* WHAT IS REQUIRED *
The required output is the block of lines from the line with "Write a Python" to the line with "import plotly.graph_objects as go", endpoints included and pictures omitted.

* Entries from a dataset *
----

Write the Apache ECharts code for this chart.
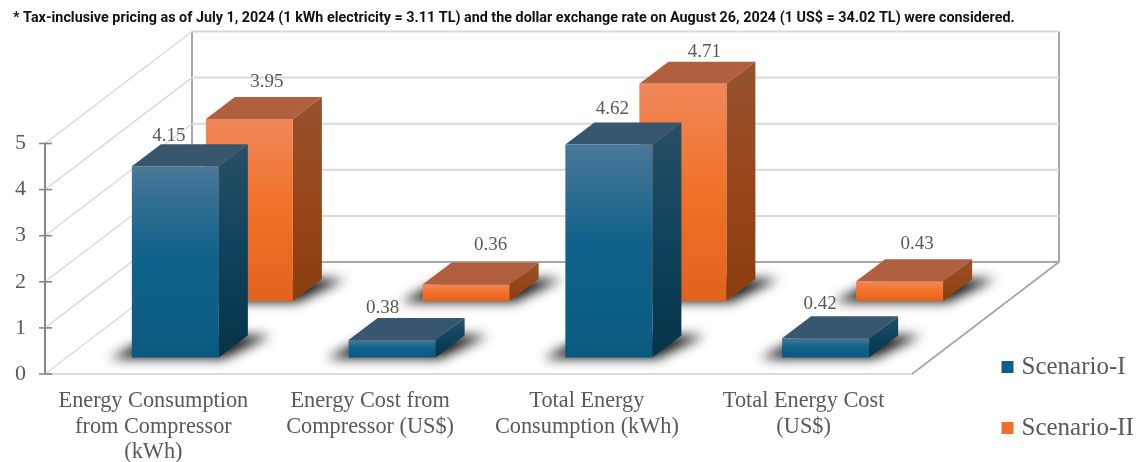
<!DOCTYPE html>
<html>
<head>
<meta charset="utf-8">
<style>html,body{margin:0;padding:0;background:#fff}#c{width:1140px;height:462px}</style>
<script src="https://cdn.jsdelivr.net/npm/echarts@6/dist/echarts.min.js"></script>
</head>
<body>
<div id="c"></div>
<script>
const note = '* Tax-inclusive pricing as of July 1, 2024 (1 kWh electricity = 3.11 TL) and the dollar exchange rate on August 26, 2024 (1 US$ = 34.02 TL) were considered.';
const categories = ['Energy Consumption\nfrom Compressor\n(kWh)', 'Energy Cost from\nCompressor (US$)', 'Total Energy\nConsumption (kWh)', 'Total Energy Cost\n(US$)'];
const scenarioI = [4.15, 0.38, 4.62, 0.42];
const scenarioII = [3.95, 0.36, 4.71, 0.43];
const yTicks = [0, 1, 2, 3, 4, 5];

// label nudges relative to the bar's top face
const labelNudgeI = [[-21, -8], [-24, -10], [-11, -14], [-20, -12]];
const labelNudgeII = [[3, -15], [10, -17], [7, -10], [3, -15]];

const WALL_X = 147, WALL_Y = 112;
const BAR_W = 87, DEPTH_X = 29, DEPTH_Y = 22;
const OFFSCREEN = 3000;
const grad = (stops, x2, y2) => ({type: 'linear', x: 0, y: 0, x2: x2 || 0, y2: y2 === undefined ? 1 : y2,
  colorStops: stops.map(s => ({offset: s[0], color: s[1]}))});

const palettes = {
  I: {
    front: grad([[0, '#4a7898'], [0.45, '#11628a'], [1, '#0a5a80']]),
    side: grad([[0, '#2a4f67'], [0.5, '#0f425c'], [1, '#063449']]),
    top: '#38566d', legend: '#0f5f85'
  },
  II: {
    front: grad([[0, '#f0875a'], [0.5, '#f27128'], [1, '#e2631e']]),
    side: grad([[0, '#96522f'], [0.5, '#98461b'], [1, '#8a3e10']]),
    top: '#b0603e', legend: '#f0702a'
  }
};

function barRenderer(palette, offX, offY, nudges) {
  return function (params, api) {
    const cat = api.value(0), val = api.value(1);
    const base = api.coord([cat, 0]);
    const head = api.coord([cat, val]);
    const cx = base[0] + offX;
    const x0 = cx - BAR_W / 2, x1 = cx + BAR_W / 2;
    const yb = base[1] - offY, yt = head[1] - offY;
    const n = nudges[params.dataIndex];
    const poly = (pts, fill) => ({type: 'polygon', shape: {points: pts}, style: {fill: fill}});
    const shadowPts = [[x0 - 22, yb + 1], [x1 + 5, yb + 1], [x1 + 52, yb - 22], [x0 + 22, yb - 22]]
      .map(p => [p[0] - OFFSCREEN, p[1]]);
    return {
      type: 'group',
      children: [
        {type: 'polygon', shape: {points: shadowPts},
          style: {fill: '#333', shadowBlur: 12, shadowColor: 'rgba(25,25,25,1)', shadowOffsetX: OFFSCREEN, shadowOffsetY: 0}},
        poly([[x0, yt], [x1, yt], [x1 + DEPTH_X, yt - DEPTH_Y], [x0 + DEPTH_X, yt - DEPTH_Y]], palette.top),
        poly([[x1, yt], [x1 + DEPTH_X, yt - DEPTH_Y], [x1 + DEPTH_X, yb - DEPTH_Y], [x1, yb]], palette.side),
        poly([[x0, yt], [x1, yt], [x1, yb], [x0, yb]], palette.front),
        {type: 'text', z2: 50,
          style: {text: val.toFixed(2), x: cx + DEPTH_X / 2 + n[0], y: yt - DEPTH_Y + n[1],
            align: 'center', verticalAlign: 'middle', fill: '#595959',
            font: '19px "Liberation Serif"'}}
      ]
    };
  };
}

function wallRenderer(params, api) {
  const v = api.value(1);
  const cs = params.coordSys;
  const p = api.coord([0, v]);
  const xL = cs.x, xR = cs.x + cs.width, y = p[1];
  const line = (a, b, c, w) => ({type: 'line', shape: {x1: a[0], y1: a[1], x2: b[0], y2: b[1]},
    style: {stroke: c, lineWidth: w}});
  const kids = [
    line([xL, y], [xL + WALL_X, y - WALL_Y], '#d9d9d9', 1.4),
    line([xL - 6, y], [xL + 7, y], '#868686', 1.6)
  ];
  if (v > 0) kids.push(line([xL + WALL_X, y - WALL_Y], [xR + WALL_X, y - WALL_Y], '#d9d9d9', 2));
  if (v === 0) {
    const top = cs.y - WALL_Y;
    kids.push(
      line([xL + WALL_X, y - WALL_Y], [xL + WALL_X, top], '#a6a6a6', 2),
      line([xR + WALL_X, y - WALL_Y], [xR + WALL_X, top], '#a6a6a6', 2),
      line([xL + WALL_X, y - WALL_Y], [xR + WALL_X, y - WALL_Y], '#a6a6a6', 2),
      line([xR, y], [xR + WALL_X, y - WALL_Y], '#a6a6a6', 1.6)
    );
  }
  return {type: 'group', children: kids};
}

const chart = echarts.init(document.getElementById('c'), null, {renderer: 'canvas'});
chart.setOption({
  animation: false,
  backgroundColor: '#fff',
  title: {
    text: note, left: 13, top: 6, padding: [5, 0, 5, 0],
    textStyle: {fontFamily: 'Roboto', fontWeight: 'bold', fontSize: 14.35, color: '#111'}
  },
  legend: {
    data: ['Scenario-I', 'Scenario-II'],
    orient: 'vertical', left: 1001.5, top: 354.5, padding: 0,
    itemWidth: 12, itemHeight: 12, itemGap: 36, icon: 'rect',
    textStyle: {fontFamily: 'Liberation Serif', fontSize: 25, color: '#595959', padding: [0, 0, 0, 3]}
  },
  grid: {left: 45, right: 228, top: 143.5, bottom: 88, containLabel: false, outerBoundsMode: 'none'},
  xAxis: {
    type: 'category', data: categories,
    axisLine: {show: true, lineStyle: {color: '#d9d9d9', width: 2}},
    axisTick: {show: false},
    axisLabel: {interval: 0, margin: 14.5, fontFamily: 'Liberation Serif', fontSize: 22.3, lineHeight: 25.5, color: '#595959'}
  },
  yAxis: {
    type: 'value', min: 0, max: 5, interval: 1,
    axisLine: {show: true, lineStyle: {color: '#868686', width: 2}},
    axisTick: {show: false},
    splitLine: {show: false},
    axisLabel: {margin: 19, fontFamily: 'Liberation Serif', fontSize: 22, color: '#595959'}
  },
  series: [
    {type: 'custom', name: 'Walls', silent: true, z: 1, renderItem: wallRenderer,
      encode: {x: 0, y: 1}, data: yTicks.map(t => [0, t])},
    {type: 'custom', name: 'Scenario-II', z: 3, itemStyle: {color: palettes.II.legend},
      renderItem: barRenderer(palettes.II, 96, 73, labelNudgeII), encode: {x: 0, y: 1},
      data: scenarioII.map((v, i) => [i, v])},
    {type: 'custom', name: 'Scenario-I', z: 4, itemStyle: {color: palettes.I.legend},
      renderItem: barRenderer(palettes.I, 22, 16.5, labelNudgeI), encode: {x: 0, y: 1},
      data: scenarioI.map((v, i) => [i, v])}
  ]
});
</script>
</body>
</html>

----

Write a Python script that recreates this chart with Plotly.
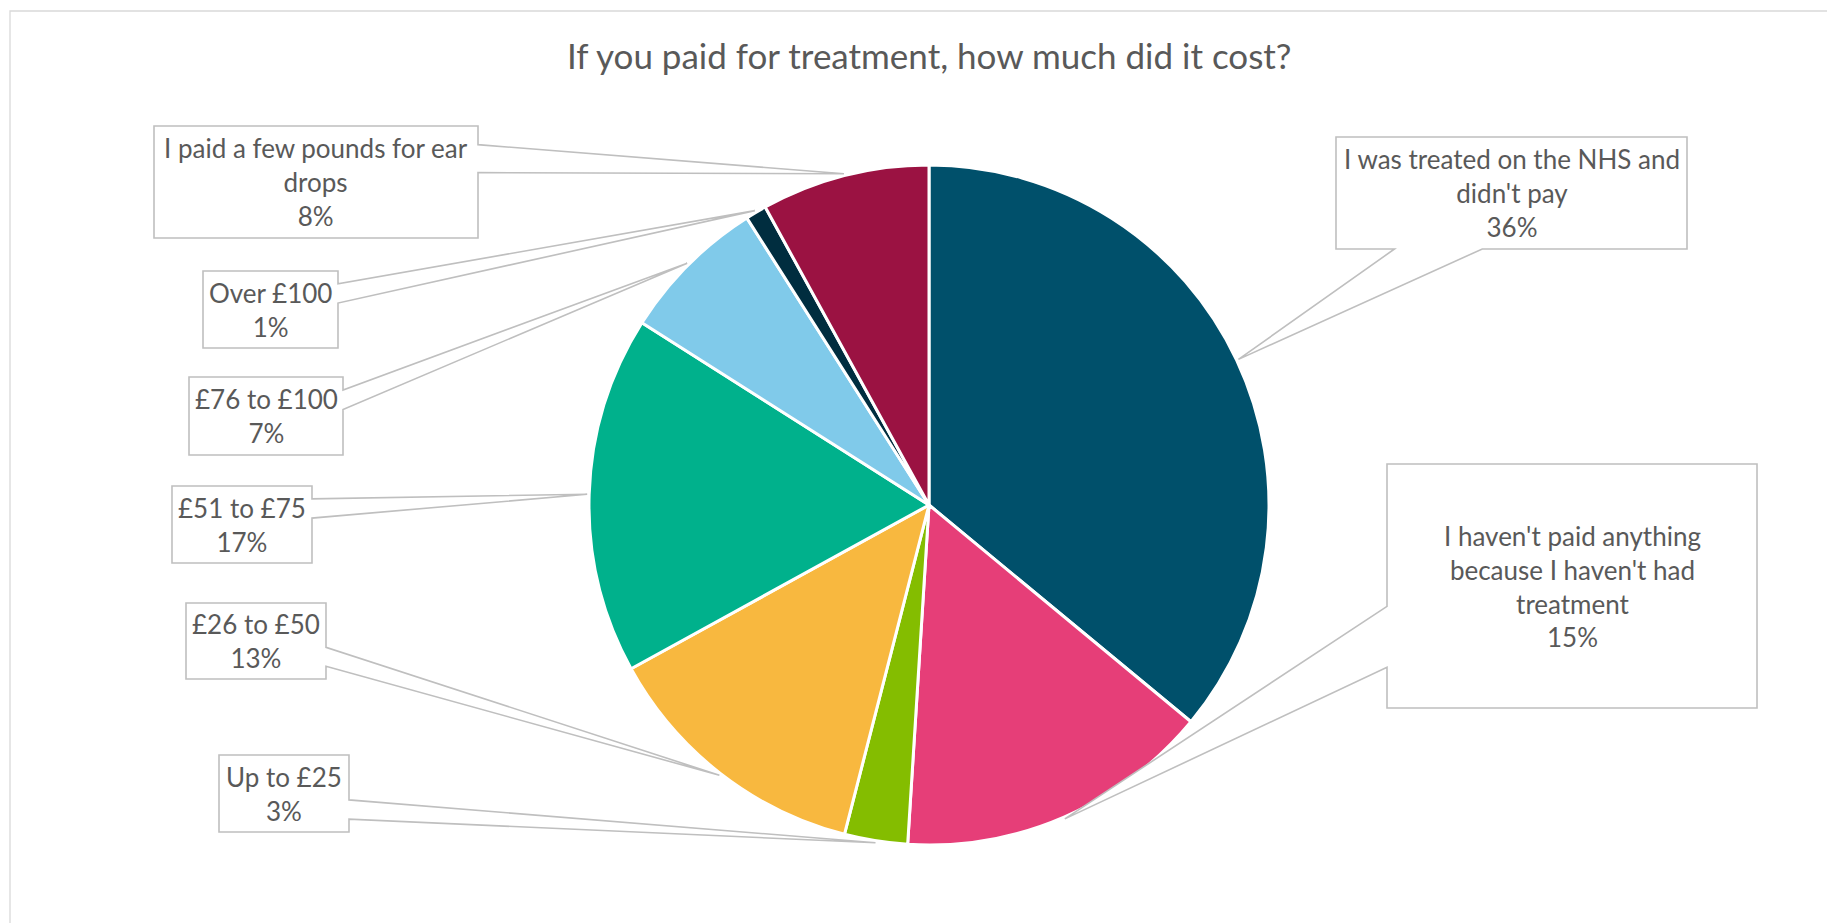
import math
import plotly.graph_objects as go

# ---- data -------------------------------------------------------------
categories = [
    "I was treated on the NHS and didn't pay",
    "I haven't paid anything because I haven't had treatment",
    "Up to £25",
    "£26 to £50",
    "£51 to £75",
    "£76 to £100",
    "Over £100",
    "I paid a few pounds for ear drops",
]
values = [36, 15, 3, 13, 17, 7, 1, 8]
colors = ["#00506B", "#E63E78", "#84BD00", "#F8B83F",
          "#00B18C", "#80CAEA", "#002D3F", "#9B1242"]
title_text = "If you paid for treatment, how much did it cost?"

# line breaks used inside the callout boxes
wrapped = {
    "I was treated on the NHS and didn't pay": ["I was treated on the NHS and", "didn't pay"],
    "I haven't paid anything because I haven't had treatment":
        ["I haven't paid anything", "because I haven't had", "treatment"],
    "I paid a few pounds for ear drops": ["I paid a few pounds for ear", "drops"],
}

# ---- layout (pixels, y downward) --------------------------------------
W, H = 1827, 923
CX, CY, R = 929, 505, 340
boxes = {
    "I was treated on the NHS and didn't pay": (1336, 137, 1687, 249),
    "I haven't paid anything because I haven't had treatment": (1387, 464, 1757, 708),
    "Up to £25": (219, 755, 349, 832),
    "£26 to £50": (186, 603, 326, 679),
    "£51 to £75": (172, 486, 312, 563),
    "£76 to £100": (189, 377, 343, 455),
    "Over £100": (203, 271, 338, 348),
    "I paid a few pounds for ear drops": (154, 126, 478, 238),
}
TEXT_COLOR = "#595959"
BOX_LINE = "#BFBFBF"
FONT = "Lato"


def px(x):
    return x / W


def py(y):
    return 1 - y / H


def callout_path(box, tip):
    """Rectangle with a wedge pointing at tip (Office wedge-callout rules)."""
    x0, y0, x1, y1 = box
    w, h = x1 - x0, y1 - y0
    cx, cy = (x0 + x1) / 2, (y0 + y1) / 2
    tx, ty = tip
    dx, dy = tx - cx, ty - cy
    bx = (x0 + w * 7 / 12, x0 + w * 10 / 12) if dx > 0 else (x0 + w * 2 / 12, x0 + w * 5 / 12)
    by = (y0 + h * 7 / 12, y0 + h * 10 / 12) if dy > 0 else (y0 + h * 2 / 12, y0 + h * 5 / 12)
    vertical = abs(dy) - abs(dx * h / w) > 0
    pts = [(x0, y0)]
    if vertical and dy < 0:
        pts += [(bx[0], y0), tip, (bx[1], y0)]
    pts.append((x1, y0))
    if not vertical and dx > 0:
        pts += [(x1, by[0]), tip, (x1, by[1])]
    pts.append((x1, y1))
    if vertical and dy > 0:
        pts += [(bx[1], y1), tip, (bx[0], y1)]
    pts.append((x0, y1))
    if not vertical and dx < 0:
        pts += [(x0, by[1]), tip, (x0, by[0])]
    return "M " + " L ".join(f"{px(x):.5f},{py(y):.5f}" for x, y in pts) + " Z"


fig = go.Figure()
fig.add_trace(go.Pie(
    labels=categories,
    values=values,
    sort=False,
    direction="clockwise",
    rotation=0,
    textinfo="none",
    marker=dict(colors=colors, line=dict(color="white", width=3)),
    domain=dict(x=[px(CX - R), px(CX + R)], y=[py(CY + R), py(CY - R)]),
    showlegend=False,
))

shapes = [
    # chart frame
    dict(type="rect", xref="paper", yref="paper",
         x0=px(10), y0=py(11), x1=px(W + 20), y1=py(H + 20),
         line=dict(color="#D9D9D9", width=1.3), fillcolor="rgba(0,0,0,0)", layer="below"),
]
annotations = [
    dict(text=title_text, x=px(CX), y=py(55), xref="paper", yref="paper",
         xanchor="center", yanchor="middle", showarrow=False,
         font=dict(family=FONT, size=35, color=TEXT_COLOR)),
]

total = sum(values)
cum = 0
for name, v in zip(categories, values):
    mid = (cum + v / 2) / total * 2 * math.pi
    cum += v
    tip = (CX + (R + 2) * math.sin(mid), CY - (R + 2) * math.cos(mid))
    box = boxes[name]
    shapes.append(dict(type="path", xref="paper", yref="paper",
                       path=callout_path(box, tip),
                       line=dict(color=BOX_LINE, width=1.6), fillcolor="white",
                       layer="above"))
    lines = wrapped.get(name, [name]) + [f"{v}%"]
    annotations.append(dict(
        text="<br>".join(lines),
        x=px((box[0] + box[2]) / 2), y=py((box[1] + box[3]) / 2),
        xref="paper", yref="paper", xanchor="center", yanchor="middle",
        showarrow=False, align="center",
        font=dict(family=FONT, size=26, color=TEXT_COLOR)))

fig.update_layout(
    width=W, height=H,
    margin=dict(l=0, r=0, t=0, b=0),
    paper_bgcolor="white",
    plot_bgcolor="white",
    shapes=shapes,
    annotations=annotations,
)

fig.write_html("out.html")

----

* CORRECT OUTPUT *
Write a Python script that recreates this chart with Plotly.
import math
import plotly.graph_objects as go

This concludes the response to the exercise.